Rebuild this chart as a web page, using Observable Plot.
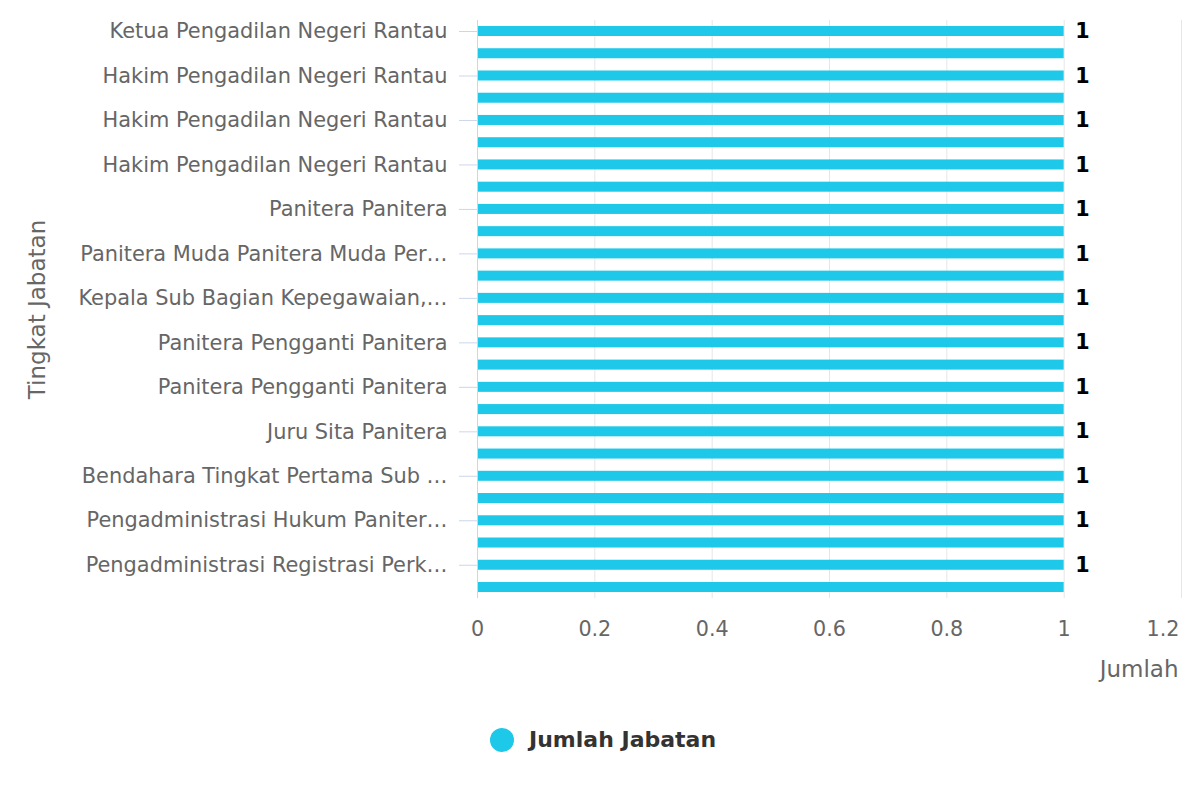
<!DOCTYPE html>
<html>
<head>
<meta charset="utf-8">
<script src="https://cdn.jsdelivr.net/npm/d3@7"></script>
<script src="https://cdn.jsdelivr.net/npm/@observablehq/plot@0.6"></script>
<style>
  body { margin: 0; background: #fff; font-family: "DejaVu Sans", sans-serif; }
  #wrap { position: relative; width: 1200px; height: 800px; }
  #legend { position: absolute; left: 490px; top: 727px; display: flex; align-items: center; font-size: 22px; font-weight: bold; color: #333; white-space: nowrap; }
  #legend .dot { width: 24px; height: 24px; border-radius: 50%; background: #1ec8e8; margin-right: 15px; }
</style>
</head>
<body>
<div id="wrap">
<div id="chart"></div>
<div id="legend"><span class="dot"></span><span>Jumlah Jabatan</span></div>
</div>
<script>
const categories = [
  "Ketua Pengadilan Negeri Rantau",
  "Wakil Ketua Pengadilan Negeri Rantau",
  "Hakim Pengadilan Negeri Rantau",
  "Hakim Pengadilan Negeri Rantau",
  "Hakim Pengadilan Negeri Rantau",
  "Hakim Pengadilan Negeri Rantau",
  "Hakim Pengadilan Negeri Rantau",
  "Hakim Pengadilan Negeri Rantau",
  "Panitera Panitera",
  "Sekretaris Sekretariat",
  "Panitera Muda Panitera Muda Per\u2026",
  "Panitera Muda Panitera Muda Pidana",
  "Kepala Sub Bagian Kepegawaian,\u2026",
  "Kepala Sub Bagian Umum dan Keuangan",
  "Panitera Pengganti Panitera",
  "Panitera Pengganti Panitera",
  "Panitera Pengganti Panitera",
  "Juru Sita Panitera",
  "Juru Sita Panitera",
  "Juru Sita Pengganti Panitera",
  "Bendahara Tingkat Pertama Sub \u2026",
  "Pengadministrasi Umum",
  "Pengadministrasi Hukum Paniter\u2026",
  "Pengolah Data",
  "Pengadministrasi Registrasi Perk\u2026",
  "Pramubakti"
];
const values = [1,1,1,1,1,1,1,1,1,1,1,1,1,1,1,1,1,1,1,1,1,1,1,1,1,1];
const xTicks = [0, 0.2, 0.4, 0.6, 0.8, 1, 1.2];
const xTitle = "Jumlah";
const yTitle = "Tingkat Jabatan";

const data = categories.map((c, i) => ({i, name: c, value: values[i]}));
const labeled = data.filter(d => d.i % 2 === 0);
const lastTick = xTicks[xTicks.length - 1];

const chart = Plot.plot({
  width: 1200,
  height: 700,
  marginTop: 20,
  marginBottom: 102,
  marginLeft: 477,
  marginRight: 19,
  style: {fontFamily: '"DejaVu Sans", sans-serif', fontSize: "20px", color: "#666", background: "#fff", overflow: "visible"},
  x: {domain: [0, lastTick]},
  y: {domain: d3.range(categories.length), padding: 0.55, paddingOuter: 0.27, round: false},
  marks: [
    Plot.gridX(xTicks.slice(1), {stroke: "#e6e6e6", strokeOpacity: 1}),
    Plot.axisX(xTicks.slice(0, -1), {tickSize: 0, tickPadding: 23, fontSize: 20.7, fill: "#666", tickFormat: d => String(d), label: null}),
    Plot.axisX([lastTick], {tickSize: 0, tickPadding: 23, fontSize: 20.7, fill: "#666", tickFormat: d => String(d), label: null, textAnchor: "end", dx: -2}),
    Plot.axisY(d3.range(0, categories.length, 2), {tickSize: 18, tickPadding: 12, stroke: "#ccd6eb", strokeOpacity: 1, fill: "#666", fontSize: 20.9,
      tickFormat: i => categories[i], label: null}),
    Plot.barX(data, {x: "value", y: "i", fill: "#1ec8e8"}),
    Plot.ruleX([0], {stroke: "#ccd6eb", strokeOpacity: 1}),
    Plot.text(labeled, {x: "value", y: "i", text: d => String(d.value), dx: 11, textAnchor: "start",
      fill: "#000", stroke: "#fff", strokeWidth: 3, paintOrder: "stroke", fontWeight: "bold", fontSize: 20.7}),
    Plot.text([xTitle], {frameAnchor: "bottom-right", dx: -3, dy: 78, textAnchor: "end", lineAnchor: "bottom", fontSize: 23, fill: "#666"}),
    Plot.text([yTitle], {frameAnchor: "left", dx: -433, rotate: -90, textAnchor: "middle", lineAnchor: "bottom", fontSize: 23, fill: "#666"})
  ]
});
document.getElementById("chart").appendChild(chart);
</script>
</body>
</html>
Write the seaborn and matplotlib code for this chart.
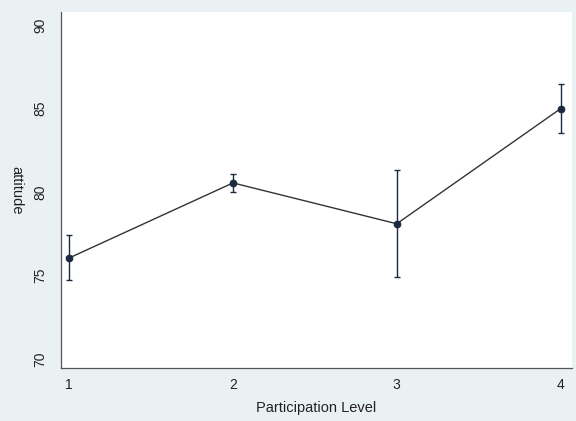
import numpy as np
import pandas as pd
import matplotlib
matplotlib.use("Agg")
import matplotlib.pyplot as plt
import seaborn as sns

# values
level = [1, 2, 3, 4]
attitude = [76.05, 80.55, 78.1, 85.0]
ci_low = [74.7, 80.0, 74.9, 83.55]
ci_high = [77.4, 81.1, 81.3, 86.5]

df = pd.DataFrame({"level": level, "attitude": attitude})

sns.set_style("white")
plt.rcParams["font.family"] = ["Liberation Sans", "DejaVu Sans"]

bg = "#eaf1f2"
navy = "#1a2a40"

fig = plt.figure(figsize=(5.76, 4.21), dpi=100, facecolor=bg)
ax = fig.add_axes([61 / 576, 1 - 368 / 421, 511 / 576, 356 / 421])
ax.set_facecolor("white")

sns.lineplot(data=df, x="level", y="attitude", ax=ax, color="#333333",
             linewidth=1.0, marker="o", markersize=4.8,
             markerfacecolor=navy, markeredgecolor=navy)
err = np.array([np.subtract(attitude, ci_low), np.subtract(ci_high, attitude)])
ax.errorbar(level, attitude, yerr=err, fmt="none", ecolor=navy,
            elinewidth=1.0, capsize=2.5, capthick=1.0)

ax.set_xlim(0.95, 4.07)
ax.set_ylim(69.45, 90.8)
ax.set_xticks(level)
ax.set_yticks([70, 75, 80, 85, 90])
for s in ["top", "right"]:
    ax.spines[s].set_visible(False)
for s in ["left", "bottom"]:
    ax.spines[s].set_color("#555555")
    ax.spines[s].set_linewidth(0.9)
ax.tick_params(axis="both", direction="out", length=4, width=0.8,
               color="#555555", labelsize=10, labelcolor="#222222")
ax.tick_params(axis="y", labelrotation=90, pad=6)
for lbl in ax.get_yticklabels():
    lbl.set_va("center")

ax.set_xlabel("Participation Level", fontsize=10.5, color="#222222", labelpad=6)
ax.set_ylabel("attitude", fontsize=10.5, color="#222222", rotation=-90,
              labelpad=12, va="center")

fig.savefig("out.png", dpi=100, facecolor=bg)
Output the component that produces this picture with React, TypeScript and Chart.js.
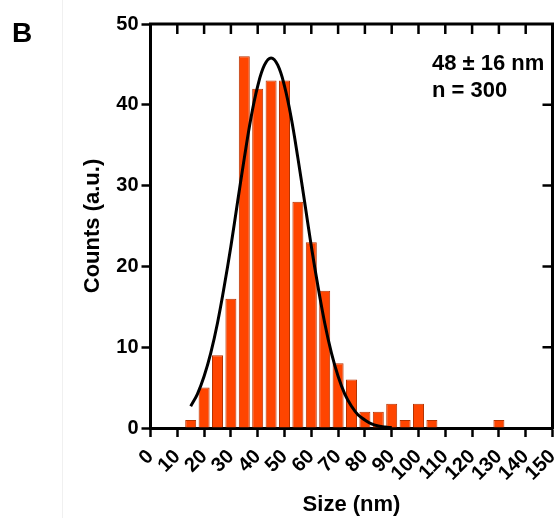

THE TASK
Give every line above again exactly, with no pictures.

RESPONSE TO THIS TASK
Rebuild this chart as a web page, using Observable Plot.
<!DOCTYPE html>
<html>
<head>
<meta charset="utf-8">
<script src="https://cdn.jsdelivr.net/npm/d3@7"></script>
<script src="https://cdn.jsdelivr.net/npm/@observablehq/plot@0.6"></script>
<style>
  body { margin: 0; background: #fff; font-family: "DejaVu Sans", sans-serif; }
  #wrap { position: relative; width: 1200px; height: 800px; }
  #legend { position: absolute; left: 490px; top: 727px; display: flex; align-items: center; font-size: 22px; font-weight: bold; color: #333; white-space: nowrap; }
  #legend .dot { width: 24px; height: 24px; border-radius: 50%; background: #1ec8e8; margin-right: 15px; }
</style>
</head>
<body>
<div id="wrap">
<div id="chart"></div>
<div id="legend"><span class="dot"></span><span>Jumlah Jabatan</span></div>
</div>
<script>
const categories = [
  "Ketua Pengadilan Negeri Rantau",
  "Wakil Ketua Pengadilan Negeri Rantau",
  "Hakim Pengadilan Negeri Rantau",
  "Hakim Pengadilan Negeri Rantau",
  "Hakim Pengadilan Negeri Rantau",
  "Hakim Pengadilan Negeri Rantau",
  "Hakim Pengadilan Negeri Rantau",
  "Hakim Pengadilan Negeri Rantau",
  "Panitera Panitera",
  "Sekretaris Sekretariat",
  "Panitera Muda Panitera Muda Per\u2026",
  "Panitera Muda Panitera Muda Pidana",
  "Kepala Sub Bagian Kepegawaian,\u2026",
  "Kepala Sub Bagian Umum dan Keuangan",
  "Panitera Pengganti Panitera",
  "Panitera Pengganti Panitera",
  "Panitera Pengganti Panitera",
  "Juru Sita Panitera",
  "Juru Sita Panitera",
  "Juru Sita Pengganti Panitera",
  "Bendahara Tingkat Pertama Sub \u2026",
  "Pengadministrasi Umum",
  "Pengadministrasi Hukum Paniter\u2026",
  "Pengolah Data",
  "Pengadministrasi Registrasi Perk\u2026",
  "Pramubakti"
];
const values = [1,1,1,1,1,1,1,1,1,1,1,1,1,1,1,1,1,1,1,1,1,1,1,1,1,1];
const xTicks = [0, 0.2, 0.4, 0.6, 0.8, 1, 1.2];
const xTitle = "Jumlah";
const yTitle = "Tingkat Jabatan";

const data = categories.map((c, i) => ({i, name: c, value: values[i]}));
const labeled = data.filter(d => d.i % 2 === 0);
const lastTick = xTicks[xTicks.length - 1];

const chart = Plot.plot({
  width: 1200,
  height: 700,
  marginTop: 20,
  marginBottom: 102,
  marginLeft: 477,
  marginRight: 19,
  style: {fontFamily: '"DejaVu Sans", sans-serif', fontSize: "20px", color: "#666", background: "#fff", overflow: "visible"},
  x: {domain: [0, lastTick]},
  y: {domain: d3.range(categories.length), padding: 0.55, paddingOuter: 0.27, round: false},
  marks: [
    Plot.gridX(xTicks.slice(1), {stroke: "#e6e6e6", strokeOpacity: 1}),
    Plot.axisX(xTicks.slice(0, -1), {tickSize: 0, tickPadding: 23, fontSize: 20.7, fill: "#666", tickFormat: d => String(d), label: null}),
    Plot.axisX([lastTick], {tickSize: 0, tickPadding: 23, fontSize: 20.7, fill: "#666", tickFormat: d => String(d), label: null, textAnchor: "end", dx: -2}),
    Plot.axisY(d3.range(0, categories.length, 2), {tickSize: 18, tickPadding: 12, stroke: "#ccd6eb", strokeOpacity: 1, fill: "#666", fontSize: 20.9,
      tickFormat: i => categories[i], label: null}),
    Plot.barX(data, {x: "value", y: "i", fill: "#1ec8e8"}),
    Plot.ruleX([0], {stroke: "#ccd6eb", strokeOpacity: 1}),
    Plot.text(labeled, {x: "value", y: "i", text: d => String(d.value), dx: 11, textAnchor: "start",
      fill: "#000", stroke: "#fff", strokeWidth: 3, paintOrder: "stroke", fontWeight: "bold", fontSize: 20.7}),
    Plot.text([xTitle], {frameAnchor: "bottom-right", dx: -3, dy: 78, textAnchor: "end", lineAnchor: "bottom", fontSize: 23, fill: "#666"}),
    Plot.text([yTitle], {frameAnchor: "left", dx: -433, rotate: -90, textAnchor: "middle", lineAnchor: "bottom", fontSize: 23, fill: "#666"})
  ]
});
document.getElementById("chart").appendChild(chart);
</script>
</body>
</html>
Write the seaborn and matplotlib code for this chart.
import numpy as np
import pandas as pd
import matplotlib
matplotlib.use("Agg")
import matplotlib.pyplot as plt
import seaborn as sns

# values
level = [1, 2, 3, 4]
attitude = [76.05, 80.55, 78.1, 85.0]
ci_low = [74.7, 80.0, 74.9, 83.55]
ci_high = [77.4, 81.1, 81.3, 86.5]

df = pd.DataFrame({"level": level, "attitude": attitude})

sns.set_style("white")
plt.rcParams["font.family"] = ["Liberation Sans", "DejaVu Sans"]

bg = "#eaf1f2"
navy = "#1a2a40"

fig = plt.figure(figsize=(5.76, 4.21), dpi=100, facecolor=bg)
ax = fig.add_axes([61 / 576, 1 - 368 / 421, 511 / 576, 356 / 421])
ax.set_facecolor("white")

sns.lineplot(data=df, x="level", y="attitude", ax=ax, color="#333333",
             linewidth=1.0, marker="o", markersize=4.8,
             markerfacecolor=navy, markeredgecolor=navy)
err = np.array([np.subtract(attitude, ci_low), np.subtract(ci_high, attitude)])
ax.errorbar(level, attitude, yerr=err, fmt="none", ecolor=navy,
            elinewidth=1.0, capsize=2.5, capthick=1.0)

ax.set_xlim(0.95, 4.07)
ax.set_ylim(69.45, 90.8)
ax.set_xticks(level)
ax.set_yticks([70, 75, 80, 85, 90])
for s in ["top", "right"]:
    ax.spines[s].set_visible(False)
for s in ["left", "bottom"]:
    ax.spines[s].set_color("#555555")
    ax.spines[s].set_linewidth(0.9)
ax.tick_params(axis="both", direction="out", length=4, width=0.8,
               color="#555555", labelsize=10, labelcolor="#222222")
ax.tick_params(axis="y", labelrotation=90, pad=6)
for lbl in ax.get_yticklabels():
    lbl.set_va("center")

ax.set_xlabel("Participation Level", fontsize=10.5, color="#222222", labelpad=6)
ax.set_ylabel("attitude", fontsize=10.5, color="#222222", rotation=-90,
              labelpad=12, va="center")

fig.savefig("out.png", dpi=100, facecolor=bg)
Output the component that produces this picture with React, TypeScript and Chart.js.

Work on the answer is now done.